Most, if not all, of these covered call strategy funds are, at their core, leaking value through selling call options below intrinsic value because the covered calls are being sold blind to their value. The same style of arguments have been levied against index funds in general in regards to the price insensitivity to the equities in their respect indices. I am sure the initial covered call fund realized a reasonable semblance value, but when you have hundreds of millions or billions of dollars of assets under management employing a strategy into a less than robust Canadian options market that is not going to fundamentally support the liquidity, the response is that the option market makers are going to price the options cheaply.

This is not limited to Hamilton Funds, there is plenty of this going on in the overall marketplace. Volatility can be ‘harvested’ by selling theta on a variety of securities out there. It appears like “free money”, until the market rips up.

Essentially is the other side of the market will be able to “rent” the stocks for relatively cheap rates.

What I project happening is that this fund will discover that making its 13% quota through covered calls will become progressively more difficult to achieve and inevitably distributions will come from return of capital to make up the difference. While the fund will be able to distribute its mandated $0.185 monthly distribution, it will come at the cost of its capital value.
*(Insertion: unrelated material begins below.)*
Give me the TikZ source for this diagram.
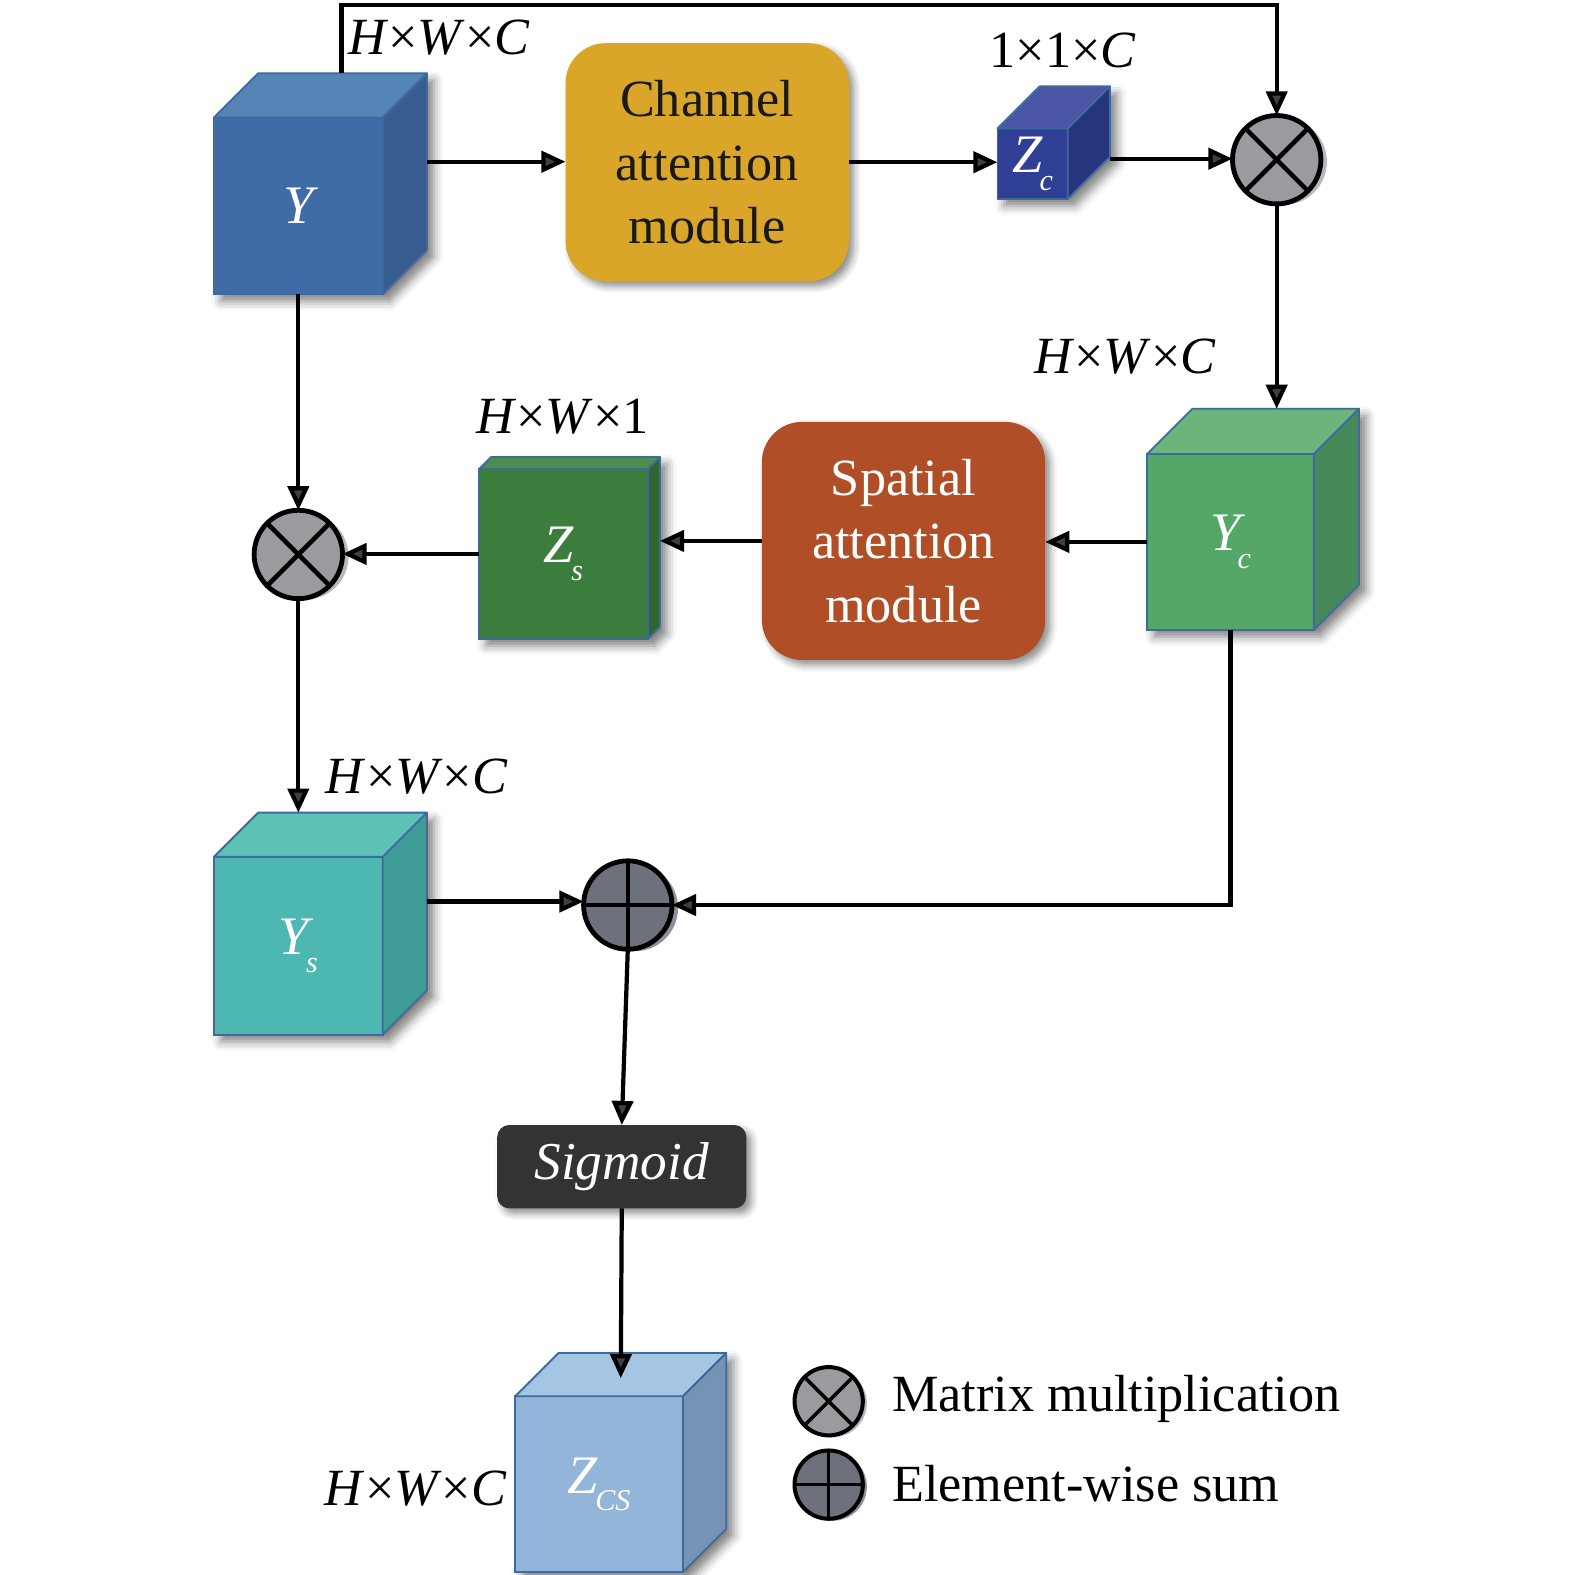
\documentclass[tikz,border=0pt]{standalone}
\usepackage{fontspec}
\setmainfont{Liberation Serif}
\usetikzlibrary{arrows.meta,calc,shadows.blur}

\definecolor{cubeborder}{HTML}{3E6A9C}
\definecolor{Yfront}{HTML}{3F6BA7}
\definecolor{Ytop}{HTML}{5584B7}
\definecolor{Yside}{HTML}{385C8F}
\definecolor{Zcfront}{HTML}{303F96}
\definecolor{Zctop}{HTML}{4A55A6}
\definecolor{Zcside}{HTML}{27347E}
\definecolor{Ycfront}{HTML}{55A768}
\definecolor{Yctop}{HTML}{6BB57C}
\definecolor{Ycside}{HTML}{478A59}
\definecolor{Zsfront}{HTML}{3B7D3D}
\definecolor{Zstop}{HTML}{4B8E4D}
\definecolor{Zsside}{HTML}{2F6632}
\definecolor{Ysfront}{HTML}{4DB8B1}
\definecolor{Ystop}{HTML}{5DC1B8}
\definecolor{Ysside}{HTML}{3F9C97}
\definecolor{Zcsfront}{HTML}{93B5D9}
\definecolor{Zcstop}{HTML}{A5C6E2}
\definecolor{Zcsside}{HTML}{7593B7}
\definecolor{chancol}{HTML}{DAA62A}
\definecolor{spatcol}{HTML}{B04E27}
\definecolor{sigcol}{HTML}{333335}
\definecolor{multcol}{HTML}{9B9B9F}
\definecolor{pluscol}{HTML}{6D717C}
\definecolor{crescent}{HTML}{B8B8BC}
\definecolor{crescentdark}{HTML}{8E919A}

\newcommand\bigfont{\fontsize{52}{63}\selectfont}
\newcommand\mysub[1]{\kern-0.05em\raisebox{-0.32em}{\fontsize{30}{30}\selectfont\itshape #1}}
\newcommand\hwc[1]{\textit{H}×\textit{W}×#1}

% #1 name, #2 x, #3 y (front top-left), #4 w, #5 h, #6 depth, #7 colour prefix, #8 label
\newcommand\mycube[8]{%
  \path[cubeshadow] (#2,#3) -- ++(#6,-#6) -- ++(#4,0) -- ++(0,#5) -- ++(-#6,#6) -- ++(-#4,0) -- cycle;
  \node[cubeface, fill=#7front, minimum width=#4, minimum height=#5, anchor=north west] (#1) at (#2,#3) {#8};
  \filldraw[fill=#7top, draw=cubeborder, line width=1.8pt, line join=round] (#1.north west) -- ++(#6,-#6) -- ++(#4,0) -- (#1.north east) -- cycle;
  \filldraw[fill=#7side, draw=cubeborder, line width=1.8pt, line join=round] (#1.north east) -- ++(#6,-#6) -- ++(0,#5) -- (#1.south east) -- cycle;
}

\tikzset{
  conn/.style={line width=4.2pt, -{Triangle[length=24pt,width=21pt]}},
  cubeface/.style={rectangle, draw=cubeborder, line width=1.8pt, outer sep=0pt, inner sep=0pt, text=white, font=\fontsize{54}{60}\selectfont\itshape},
  cubeshadow/.style={fill=white, blur shadow={shadow xshift=7pt, shadow yshift=-7pt, shadow blur radius=9pt, shadow opacity=50}},
  modbox/.style={rectangle, rounded corners=40pt, minimum width=282, minimum height=237, align=center, font=\bigfont, inner sep=0pt, outer sep=0pt,
     blur shadow={shadow xshift=5pt, shadow yshift=-5pt, shadow blur radius=7pt, shadow opacity=45}},
  dimlabel/.style={font=\bigfont, inner sep=0pt},
  multop/.style={circle, draw=black, fill=multcol, line width=4.8pt, minimum size=88, inner sep=0pt, outer sep=0pt},
  plusop/.style={circle, draw=black, fill=pluscol, line width=4.8pt, minimum size=88, inner sep=0pt, outer sep=0pt},
  opline/.style={line width=4.5pt},
}

\begin{document}
\begin{tikzpicture}[x=1pt,y=-1pt]
\useasboundingbox (0,0) rectangle (1568,1567);

% cubes
\mycube{Y}{213}{117}{168}{176}{44}{Y}{Y}
\mycube{Zc}{993}{128}{70}{70}{42}{Zc}{Z\mysub{c}}
\mycube{Yc}{1142}{452}{166}{175}{45}{Yc}{Y\mysub{c}}
\mycube{Zs}{477}{467}{168}{169}{12}{Zs}{Z\mysub{s}}
\mycube{Ys}{213}{853}{168}{177}{44}{Ys}{Y\mysub{s}}
\mycube{Zcs}{513}{1390}{167}{175}{43}{Zcs}{Z\mysub{CS}}

% modules
\node[modbox, fill=chancol, text=black!90] (chan) at (704,161.5) {Channel\\attention\\module};
\node[modbox, fill=spatcol, text=white] (spat) at (899.5,538.5) {Spatial\\attention\\module};
\node[rectangle, rounded corners=12pt, fill=sigcol, minimum width=248, minimum height=83, inner sep=0pt, outer sep=0pt, text=white,
      font=\fontsize{53}{60}\selectfont\itshape,
      blur shadow={shadow xshift=5pt, shadow yshift=-5pt, shadow blur radius=7pt, shadow opacity=45}] (sig) at (619,1161.5) {Sigmoid};

% operators
\fill[crescent] (1278,161) circle (43);
\node[multop] (m1) at (1271,159) {};
\draw[opline] (m1.north east) -- (m1.south west) (m1.north west) -- (m1.south east);

\fill[crescent] (304,554) circle (43);
\node[multop] (m2) at (297,552) {};
\draw[opline] (m2.north east) -- (m2.south west) (m2.north west) -- (m2.south east);

\fill[crescentdark] (632,904) circle (43);
\node[plusop] (p1) at (625,901) {};
\draw[opline] (p1.north) -- (p1.south) (p1.west) -- (p1.east);

% legend
\fill[crescent] (829,1397) circle (34);
\node[multop, minimum size=68, line width=4pt] (lm) at (825,1395) {};
\draw[line width=3.5pt] (lm.north east) -- (lm.south west) (lm.north west) -- (lm.south east);
\fill[crescentdark] (829,1480) circle (34);
\node[plusop, minimum size=68, line width=4pt] (lp) at (825,1478) {};
\draw[line width=3.5pt] (lp.north) -- (lp.south) (lp.west) -- (lp.east);
\node[dimlabel, anchor=west] (lmt) at (888,1393) {Matrix multiplication};
\node[dimlabel, anchor=west] (lpt) at (888,1477) {Element-wise sum};

% dimension labels
\node[dimlabel] (d1) at (437,37) {\hwc{\textit{C}}};
\node[dimlabel] (d2) at (1058,50) {1×1×\textit{C}};
\node[dimlabel] (d3) at (1120,355) {\hwc{\textit{C}}};
\node[dimlabel] (d4) at (560,415) {\hwc{1}};
\node[dimlabel] (d5) at (415,773) {\hwc{\textit{C}}};
\node[dimlabel] (d6) at (414,1482) {\hwc{\textit{C}}};

% connection points
\coordinate (Ytop) at (340,73);
\coordinate (topbend) at (1271,5);
\coordinate (Yout) at ($(Y.east)+(44,-44)$);
\coordinate (Zcout) at ($(Zc.east)+(42,-5)$);
\coordinate (Ycin) at (1271,407);
\coordinate (Zsin) at (657,538.5);
\coordinate (Ysin) at (297,809);
\coordinate (Ysout) at ($(Ys.east)+(44,-44)$);
\coordinate (Zcsin) at (618,1372);

% connectors
\draw[conn] (Ytop) |- (topbend) -- (m1.north);
\draw[conn] (Yout) -- (Yout -| chan.west);
\draw[conn] (chan.east) -- (chan.east -| Zc.west);
\draw[conn] (Zcout) -- (Zcout -| m1.west);
\draw[conn] (m1.south) -- (Ycin);
\draw[conn] (Yc.west) -- (Yc.west -| spat.east);
\draw[conn] (spat.west) -- (Zsin);
\draw[conn] (Zs.west) -- (Zs.west -| m2.east);
\draw[conn] (Y.south) -- (m2.north);
\draw[conn] (m2.south) -- (Ysin);
\draw[conn] (Ysout) -- (Ysout -| p1.west);
\draw[conn] (Yc.south) |- (p1.east);
\draw[conn] (p1.south) -- (sig.north);
\draw[conn] (sig.south) -- (Zcsin);
\end{tikzpicture}
\end{document}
It will take a few years for this effect to be apparent.

The easiest way to measure this effect over time is to make a comparable index basket with just strictly the equity (with dividends reinvested) and no derivative trading on the portfolio, and compare the performance between this index and HMAX.

Notwithstanding the 0.65% MER, I predict that the index of straight equity ownership would outperform. This is the inevitable result of employing price insensitive derivative strategies.

However, I have to commend Hamilton for their marketing. I am sure there will be another fund along the way that will promise 15% returns, and 20% returns, and 25% returns until it all busts. This is kind of reminding me of the chase for yield that occurred in the mid 2000’s when you had a huge proliferation of Canadian income trusts going public, which many of them were simply return of capital vehicles.